* Start RECORDS FOR THIS EXERCISE *

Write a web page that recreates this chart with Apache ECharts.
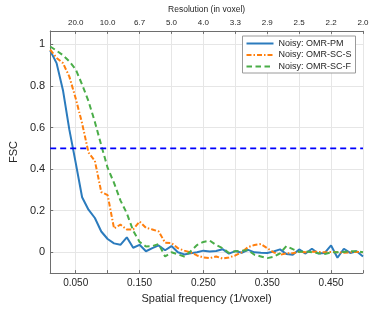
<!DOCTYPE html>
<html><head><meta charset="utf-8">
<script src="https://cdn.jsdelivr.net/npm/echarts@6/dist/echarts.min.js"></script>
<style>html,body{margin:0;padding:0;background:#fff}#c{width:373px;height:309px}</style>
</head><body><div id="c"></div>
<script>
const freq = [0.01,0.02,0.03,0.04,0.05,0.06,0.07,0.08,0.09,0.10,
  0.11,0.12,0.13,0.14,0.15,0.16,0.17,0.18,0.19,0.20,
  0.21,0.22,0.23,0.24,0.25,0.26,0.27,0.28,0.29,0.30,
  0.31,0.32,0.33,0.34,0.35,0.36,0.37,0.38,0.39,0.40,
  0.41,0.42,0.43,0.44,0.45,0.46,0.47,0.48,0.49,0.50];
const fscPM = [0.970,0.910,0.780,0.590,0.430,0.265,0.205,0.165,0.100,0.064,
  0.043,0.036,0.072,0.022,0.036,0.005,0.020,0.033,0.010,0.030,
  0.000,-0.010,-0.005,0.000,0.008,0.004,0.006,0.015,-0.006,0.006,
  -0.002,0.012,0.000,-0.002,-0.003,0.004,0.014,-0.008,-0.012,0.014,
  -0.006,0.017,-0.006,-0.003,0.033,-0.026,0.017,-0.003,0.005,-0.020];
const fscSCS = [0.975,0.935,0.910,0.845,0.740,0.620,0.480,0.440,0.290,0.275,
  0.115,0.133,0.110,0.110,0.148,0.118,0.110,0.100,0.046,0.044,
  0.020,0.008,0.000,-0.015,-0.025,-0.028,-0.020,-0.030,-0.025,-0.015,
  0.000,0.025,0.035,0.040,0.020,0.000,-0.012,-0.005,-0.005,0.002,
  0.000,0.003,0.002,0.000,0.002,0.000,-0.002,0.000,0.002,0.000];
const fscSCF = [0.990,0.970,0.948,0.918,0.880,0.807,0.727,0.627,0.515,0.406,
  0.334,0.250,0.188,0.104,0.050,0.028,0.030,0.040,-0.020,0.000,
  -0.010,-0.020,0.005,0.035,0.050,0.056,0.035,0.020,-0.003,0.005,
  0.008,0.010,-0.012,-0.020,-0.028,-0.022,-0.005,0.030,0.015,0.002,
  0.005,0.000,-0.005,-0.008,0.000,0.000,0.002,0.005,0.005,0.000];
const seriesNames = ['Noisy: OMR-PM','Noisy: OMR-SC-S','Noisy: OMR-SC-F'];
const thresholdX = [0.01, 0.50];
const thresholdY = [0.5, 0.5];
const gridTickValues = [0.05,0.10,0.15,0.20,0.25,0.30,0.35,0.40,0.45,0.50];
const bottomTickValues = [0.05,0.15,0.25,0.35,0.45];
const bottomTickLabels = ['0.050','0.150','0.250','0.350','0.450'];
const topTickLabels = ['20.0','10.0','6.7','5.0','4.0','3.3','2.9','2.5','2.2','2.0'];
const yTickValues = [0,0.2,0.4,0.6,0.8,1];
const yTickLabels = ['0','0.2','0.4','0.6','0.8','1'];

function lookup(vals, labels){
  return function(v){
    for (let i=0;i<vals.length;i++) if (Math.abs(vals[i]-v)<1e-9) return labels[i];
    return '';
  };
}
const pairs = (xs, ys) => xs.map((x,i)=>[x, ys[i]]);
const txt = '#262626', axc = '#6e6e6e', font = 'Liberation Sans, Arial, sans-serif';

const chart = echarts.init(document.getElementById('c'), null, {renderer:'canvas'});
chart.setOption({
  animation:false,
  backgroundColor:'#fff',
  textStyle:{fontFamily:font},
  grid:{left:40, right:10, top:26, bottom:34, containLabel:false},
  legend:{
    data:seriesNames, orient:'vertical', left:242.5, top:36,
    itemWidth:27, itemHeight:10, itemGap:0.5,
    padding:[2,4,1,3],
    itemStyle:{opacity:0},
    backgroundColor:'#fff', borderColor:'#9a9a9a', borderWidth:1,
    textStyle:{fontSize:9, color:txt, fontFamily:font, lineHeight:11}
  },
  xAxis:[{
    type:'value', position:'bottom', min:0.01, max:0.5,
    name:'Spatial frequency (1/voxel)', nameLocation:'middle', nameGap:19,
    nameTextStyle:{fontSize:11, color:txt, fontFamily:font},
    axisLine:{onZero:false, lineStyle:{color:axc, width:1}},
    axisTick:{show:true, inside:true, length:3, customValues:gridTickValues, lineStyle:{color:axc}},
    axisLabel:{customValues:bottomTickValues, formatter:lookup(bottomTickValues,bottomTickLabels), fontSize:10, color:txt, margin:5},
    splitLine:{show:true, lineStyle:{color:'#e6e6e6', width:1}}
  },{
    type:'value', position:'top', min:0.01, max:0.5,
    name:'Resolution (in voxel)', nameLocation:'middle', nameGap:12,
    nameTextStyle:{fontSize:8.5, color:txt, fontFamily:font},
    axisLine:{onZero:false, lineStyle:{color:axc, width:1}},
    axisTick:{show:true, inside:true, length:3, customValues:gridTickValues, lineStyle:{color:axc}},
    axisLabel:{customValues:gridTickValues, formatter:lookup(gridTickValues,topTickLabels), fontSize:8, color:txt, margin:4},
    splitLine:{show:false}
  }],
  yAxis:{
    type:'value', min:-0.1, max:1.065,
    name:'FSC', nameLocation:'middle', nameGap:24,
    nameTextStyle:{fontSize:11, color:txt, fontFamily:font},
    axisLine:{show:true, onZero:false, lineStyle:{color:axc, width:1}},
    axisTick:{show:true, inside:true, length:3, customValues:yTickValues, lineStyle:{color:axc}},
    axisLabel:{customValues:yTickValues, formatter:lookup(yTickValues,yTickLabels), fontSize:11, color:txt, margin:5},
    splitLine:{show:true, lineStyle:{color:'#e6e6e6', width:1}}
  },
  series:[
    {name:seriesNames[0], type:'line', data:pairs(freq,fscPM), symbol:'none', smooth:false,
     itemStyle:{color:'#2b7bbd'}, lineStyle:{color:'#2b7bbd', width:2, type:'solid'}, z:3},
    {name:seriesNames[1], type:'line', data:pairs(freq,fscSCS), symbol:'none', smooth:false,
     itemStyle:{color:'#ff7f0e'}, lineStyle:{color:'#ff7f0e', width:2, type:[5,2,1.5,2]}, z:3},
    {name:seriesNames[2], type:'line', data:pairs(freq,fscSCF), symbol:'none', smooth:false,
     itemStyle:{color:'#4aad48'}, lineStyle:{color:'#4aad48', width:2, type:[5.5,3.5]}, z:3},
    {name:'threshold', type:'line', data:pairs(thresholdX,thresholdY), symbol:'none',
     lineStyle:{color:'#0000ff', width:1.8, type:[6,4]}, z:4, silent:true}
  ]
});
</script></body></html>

* End RECORDS FOR THIS EXERCISE *
* Start RECORDS FOR THIS EXERCISE *

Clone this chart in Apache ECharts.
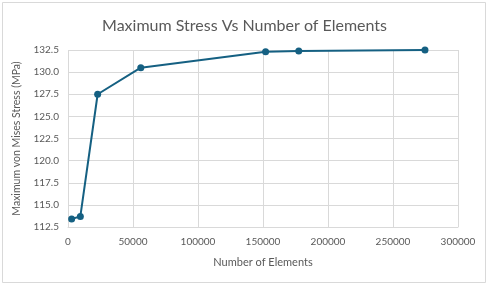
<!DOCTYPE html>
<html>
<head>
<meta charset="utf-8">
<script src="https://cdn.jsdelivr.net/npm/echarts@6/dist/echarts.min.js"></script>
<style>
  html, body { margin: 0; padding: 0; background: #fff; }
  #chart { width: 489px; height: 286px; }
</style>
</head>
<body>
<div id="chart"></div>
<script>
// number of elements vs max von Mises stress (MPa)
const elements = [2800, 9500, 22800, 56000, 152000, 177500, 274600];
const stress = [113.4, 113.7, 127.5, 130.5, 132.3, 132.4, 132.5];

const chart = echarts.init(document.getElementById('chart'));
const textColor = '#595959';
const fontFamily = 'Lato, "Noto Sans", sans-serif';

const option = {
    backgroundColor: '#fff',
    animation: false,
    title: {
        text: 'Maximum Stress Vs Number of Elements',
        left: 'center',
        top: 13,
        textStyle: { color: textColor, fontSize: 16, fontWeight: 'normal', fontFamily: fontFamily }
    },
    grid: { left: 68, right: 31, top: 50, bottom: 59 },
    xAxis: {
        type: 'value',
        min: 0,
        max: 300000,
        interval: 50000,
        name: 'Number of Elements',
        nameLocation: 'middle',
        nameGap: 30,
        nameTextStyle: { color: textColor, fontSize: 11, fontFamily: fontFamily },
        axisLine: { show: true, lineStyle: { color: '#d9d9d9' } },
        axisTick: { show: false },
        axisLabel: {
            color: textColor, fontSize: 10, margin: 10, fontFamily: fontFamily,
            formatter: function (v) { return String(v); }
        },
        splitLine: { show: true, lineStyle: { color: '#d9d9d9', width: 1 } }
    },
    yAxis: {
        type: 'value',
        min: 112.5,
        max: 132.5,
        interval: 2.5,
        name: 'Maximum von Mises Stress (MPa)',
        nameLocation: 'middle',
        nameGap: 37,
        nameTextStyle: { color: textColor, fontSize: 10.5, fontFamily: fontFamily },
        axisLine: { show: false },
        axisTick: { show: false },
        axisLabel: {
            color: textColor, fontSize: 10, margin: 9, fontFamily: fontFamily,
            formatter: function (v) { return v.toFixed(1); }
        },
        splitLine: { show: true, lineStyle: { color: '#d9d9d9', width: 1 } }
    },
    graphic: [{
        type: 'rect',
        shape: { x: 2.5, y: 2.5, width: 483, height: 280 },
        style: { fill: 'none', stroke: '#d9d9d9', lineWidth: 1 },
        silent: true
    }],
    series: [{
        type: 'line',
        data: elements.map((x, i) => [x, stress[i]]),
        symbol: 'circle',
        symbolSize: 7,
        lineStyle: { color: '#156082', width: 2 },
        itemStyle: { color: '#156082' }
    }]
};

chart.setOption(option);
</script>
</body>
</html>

* End RECORDS FOR THIS EXERCISE *
* Start RECORDS FOR THIS EXERCISE *

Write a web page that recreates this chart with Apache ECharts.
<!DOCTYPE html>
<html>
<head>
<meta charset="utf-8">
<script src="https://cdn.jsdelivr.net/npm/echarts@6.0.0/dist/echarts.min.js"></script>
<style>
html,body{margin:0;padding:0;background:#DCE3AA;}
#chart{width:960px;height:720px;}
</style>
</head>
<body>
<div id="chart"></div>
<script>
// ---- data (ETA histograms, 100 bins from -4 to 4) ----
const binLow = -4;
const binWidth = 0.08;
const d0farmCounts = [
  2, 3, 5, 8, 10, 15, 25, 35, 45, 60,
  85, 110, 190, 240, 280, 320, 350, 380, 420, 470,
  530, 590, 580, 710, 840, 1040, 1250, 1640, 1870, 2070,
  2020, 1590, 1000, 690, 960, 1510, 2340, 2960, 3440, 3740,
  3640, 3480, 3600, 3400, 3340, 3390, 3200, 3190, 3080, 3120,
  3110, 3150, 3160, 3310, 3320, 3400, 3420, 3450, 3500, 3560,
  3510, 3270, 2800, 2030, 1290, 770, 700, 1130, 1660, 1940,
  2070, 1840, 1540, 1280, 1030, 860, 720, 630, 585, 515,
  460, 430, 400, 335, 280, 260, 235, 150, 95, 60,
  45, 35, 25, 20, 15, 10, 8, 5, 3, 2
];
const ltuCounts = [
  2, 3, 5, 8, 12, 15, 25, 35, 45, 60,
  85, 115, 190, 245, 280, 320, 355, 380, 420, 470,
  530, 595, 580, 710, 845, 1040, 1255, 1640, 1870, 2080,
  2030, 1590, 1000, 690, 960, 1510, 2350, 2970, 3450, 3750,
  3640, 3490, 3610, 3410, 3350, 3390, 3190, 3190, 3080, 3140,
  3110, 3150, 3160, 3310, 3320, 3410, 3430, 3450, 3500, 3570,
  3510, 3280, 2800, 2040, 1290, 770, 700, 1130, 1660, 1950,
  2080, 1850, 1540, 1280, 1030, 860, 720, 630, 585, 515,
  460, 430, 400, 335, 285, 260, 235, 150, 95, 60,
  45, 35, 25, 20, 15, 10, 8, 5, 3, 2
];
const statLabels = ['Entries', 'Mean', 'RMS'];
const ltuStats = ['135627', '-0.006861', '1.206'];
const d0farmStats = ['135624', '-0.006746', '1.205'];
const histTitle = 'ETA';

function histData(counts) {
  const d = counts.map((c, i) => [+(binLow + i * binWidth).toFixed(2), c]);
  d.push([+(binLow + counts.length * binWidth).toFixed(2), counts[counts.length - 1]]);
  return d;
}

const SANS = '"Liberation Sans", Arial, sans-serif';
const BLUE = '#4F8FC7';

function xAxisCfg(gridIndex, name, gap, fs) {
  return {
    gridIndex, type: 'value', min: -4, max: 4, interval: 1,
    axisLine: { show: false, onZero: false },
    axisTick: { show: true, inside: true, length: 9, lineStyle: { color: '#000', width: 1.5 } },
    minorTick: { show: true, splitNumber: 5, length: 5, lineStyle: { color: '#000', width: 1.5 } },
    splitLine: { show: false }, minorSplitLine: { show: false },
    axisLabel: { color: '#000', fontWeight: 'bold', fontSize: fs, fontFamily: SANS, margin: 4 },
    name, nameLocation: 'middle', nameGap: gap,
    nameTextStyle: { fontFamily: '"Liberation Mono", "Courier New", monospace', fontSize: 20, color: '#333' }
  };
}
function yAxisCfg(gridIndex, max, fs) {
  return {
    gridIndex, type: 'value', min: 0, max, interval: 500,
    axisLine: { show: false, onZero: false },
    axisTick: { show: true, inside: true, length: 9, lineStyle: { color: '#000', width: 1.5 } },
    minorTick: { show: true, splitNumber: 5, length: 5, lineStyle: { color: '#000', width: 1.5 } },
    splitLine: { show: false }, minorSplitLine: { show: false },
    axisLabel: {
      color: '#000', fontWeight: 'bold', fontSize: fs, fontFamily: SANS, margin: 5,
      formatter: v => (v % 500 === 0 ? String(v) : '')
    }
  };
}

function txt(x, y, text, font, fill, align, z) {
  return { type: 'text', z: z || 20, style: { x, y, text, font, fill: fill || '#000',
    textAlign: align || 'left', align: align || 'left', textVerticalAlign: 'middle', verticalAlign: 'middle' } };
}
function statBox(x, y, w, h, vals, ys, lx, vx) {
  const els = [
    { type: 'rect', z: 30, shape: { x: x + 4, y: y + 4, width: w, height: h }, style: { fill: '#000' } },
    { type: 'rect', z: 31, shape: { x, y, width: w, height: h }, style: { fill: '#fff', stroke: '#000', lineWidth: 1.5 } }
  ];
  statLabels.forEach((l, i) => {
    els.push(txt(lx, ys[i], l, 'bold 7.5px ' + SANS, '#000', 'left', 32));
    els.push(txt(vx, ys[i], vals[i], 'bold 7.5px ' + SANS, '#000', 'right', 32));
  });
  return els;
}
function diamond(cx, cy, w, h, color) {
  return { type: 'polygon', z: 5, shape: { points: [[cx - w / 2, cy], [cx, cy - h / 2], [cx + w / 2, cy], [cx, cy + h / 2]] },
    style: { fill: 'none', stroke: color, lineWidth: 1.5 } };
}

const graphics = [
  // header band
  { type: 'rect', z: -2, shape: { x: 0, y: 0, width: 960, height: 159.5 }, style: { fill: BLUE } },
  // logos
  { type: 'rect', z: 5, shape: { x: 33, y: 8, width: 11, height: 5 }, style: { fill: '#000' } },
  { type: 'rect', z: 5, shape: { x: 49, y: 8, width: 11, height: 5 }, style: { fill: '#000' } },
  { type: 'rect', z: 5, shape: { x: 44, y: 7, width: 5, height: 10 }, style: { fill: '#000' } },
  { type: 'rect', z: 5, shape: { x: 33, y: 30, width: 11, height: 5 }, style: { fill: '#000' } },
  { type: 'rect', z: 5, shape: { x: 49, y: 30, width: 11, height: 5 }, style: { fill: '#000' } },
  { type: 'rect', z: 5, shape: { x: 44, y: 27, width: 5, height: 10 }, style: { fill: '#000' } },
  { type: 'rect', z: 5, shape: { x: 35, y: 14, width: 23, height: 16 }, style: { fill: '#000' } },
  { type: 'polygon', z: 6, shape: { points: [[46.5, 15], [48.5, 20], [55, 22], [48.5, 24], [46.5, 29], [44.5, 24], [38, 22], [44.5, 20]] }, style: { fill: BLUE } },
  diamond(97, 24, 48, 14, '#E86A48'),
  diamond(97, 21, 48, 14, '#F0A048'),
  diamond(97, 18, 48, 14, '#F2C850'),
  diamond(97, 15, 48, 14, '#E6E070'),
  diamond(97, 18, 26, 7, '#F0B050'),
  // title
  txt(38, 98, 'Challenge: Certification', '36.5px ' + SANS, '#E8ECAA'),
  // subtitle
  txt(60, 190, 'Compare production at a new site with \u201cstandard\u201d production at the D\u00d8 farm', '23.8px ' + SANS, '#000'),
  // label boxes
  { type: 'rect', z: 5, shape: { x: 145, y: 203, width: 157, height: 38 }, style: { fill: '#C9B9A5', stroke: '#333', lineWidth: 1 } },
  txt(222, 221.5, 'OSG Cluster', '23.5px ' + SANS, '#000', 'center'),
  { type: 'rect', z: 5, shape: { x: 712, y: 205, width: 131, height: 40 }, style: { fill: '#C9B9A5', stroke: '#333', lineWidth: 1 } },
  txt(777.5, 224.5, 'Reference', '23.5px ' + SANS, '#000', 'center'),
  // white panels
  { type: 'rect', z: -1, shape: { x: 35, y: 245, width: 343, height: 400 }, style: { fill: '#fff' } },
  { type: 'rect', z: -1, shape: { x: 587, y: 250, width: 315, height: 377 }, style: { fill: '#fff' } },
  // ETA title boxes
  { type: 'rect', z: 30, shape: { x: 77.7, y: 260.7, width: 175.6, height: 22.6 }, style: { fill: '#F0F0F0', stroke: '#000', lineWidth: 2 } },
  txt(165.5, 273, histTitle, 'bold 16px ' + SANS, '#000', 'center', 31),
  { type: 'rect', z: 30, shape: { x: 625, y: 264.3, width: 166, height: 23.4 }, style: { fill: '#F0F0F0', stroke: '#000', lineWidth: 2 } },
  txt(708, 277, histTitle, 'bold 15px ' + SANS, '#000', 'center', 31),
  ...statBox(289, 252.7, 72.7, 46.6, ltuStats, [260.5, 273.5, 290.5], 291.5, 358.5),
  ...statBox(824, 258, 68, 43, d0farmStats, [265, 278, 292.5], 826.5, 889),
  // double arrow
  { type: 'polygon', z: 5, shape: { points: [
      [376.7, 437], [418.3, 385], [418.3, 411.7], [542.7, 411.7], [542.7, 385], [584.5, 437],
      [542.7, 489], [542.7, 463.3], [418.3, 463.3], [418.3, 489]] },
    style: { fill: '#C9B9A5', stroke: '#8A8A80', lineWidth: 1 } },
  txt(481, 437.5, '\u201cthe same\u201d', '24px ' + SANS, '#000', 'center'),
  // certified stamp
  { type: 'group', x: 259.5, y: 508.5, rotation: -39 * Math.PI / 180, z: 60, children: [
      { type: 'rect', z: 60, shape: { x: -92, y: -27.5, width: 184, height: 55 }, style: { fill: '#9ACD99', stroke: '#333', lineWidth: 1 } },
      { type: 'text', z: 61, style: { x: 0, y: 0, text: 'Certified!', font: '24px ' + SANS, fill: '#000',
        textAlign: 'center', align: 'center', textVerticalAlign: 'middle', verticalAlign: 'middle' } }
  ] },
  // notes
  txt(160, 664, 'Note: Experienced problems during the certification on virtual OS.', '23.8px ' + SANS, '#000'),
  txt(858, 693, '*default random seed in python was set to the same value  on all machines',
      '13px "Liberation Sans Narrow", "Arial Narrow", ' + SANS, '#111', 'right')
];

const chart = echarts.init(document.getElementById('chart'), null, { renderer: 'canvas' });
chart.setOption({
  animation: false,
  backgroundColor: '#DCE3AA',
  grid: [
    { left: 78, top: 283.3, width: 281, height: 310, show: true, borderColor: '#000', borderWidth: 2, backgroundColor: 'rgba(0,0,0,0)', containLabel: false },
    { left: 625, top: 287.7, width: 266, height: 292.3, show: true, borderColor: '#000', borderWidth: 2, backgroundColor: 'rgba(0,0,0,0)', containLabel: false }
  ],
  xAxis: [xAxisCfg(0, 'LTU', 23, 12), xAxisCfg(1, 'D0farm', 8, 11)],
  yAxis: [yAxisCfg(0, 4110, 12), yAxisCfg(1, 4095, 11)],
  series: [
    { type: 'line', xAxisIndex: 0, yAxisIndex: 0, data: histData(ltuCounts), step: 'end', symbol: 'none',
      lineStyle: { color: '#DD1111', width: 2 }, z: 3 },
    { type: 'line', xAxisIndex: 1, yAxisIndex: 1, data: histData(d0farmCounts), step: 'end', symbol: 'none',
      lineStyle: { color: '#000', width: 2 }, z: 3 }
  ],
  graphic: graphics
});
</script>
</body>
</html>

* End RECORDS FOR THIS EXERCISE *

*CHALLENGE*
Restate word for word the part that opens with the line containing "Clone this chart in Apache ECharts." and closes with the line containing "132.3, 132.4, 132.5];", both ends included, and nothing else. Omit any images.

*RESULT*
Clone this chart in Apache ECharts.
<!DOCTYPE html>
<html>
<head>
<meta charset="utf-8">
<script src="https://cdn.jsdelivr.net/npm/echarts@6/dist/echarts.min.js"></script>
<style>
  html, body { margin: 0; padding: 0; background: #fff; }
  #chart { width: 489px; height: 286px; }
</style>
</head>
<body>
<div id="chart"></div>
<script>
// number of elements vs max von Mises stress (MPa)
const elements = [2800, 9500, 22800, 56000, 152000, 177500, 274600];
const stress = [113.4, 113.7, 127.5, 130.5, 132.3, 132.4, 132.5];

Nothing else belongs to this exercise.